■ **What the task asks**:
Give the number of lines containing "matplotlib" in this listing, with no other words.

[Begin Data listing]

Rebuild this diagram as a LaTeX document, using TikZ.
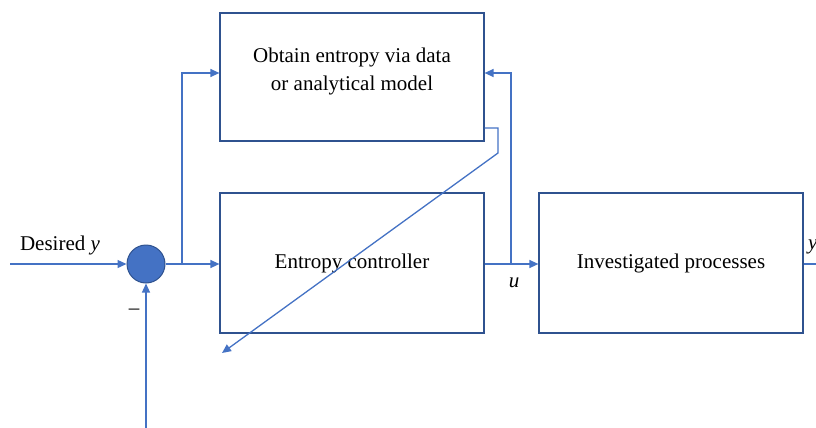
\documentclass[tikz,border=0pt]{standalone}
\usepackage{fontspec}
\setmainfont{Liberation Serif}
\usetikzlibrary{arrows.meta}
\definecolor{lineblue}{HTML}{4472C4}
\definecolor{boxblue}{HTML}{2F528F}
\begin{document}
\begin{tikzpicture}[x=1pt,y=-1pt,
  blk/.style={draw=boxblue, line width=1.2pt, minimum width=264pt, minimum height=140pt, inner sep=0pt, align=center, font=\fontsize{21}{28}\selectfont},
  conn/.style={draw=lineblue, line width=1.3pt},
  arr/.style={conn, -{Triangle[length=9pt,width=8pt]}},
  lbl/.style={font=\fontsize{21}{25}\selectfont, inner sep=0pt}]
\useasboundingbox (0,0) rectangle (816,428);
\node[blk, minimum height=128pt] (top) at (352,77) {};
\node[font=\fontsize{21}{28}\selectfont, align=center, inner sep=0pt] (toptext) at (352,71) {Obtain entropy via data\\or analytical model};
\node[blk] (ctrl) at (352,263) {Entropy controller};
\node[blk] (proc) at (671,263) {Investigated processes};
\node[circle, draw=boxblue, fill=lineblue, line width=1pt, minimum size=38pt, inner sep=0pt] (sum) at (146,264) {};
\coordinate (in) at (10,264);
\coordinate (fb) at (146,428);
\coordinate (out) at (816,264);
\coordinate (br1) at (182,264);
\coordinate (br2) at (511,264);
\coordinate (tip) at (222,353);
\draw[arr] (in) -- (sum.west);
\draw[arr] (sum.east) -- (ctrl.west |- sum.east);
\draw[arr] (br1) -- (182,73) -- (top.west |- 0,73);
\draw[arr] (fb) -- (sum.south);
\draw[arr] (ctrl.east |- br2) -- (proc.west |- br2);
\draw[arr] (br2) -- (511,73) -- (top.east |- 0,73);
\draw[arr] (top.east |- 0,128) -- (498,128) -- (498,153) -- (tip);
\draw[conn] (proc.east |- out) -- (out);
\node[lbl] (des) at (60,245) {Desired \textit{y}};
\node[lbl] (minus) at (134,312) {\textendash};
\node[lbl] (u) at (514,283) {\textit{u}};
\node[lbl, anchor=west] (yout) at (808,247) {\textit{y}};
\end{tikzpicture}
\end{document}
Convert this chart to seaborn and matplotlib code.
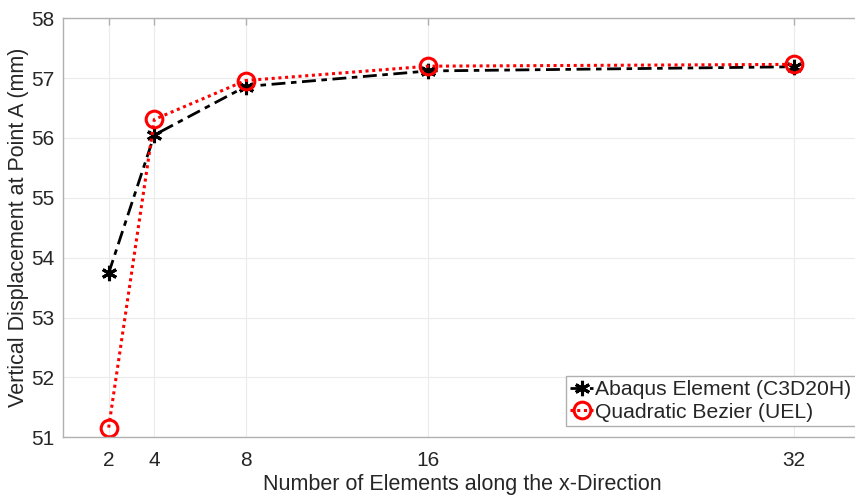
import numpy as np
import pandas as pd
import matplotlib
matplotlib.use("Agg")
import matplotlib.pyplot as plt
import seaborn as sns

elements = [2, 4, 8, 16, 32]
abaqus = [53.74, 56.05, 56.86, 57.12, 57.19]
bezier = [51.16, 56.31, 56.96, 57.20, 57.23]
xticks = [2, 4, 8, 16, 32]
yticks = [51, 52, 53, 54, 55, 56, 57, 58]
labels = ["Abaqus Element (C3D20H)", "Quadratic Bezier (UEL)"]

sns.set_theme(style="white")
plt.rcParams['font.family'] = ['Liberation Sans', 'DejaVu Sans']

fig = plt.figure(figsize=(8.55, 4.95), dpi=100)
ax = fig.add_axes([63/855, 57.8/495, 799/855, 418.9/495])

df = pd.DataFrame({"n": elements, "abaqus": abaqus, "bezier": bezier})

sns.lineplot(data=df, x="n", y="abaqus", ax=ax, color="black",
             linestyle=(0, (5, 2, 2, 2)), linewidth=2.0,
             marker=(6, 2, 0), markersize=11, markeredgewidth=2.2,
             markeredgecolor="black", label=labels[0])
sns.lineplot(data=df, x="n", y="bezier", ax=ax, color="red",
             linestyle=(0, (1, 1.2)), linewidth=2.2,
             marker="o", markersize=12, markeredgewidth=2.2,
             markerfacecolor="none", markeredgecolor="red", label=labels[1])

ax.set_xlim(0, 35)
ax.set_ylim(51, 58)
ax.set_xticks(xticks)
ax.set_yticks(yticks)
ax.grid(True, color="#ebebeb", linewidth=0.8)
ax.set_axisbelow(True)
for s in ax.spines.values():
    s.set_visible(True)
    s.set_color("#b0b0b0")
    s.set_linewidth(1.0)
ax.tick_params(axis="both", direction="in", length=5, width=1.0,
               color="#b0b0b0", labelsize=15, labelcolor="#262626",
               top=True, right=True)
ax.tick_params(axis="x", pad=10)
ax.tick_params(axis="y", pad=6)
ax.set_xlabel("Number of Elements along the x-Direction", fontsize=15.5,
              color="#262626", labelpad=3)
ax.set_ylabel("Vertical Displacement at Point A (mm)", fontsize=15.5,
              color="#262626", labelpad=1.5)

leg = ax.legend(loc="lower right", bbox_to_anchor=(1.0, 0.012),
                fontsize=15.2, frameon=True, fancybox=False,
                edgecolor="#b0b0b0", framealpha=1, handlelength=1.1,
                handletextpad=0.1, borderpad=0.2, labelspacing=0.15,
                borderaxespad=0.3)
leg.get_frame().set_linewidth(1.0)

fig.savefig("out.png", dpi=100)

[End Data listing]

■ **Solution**:
4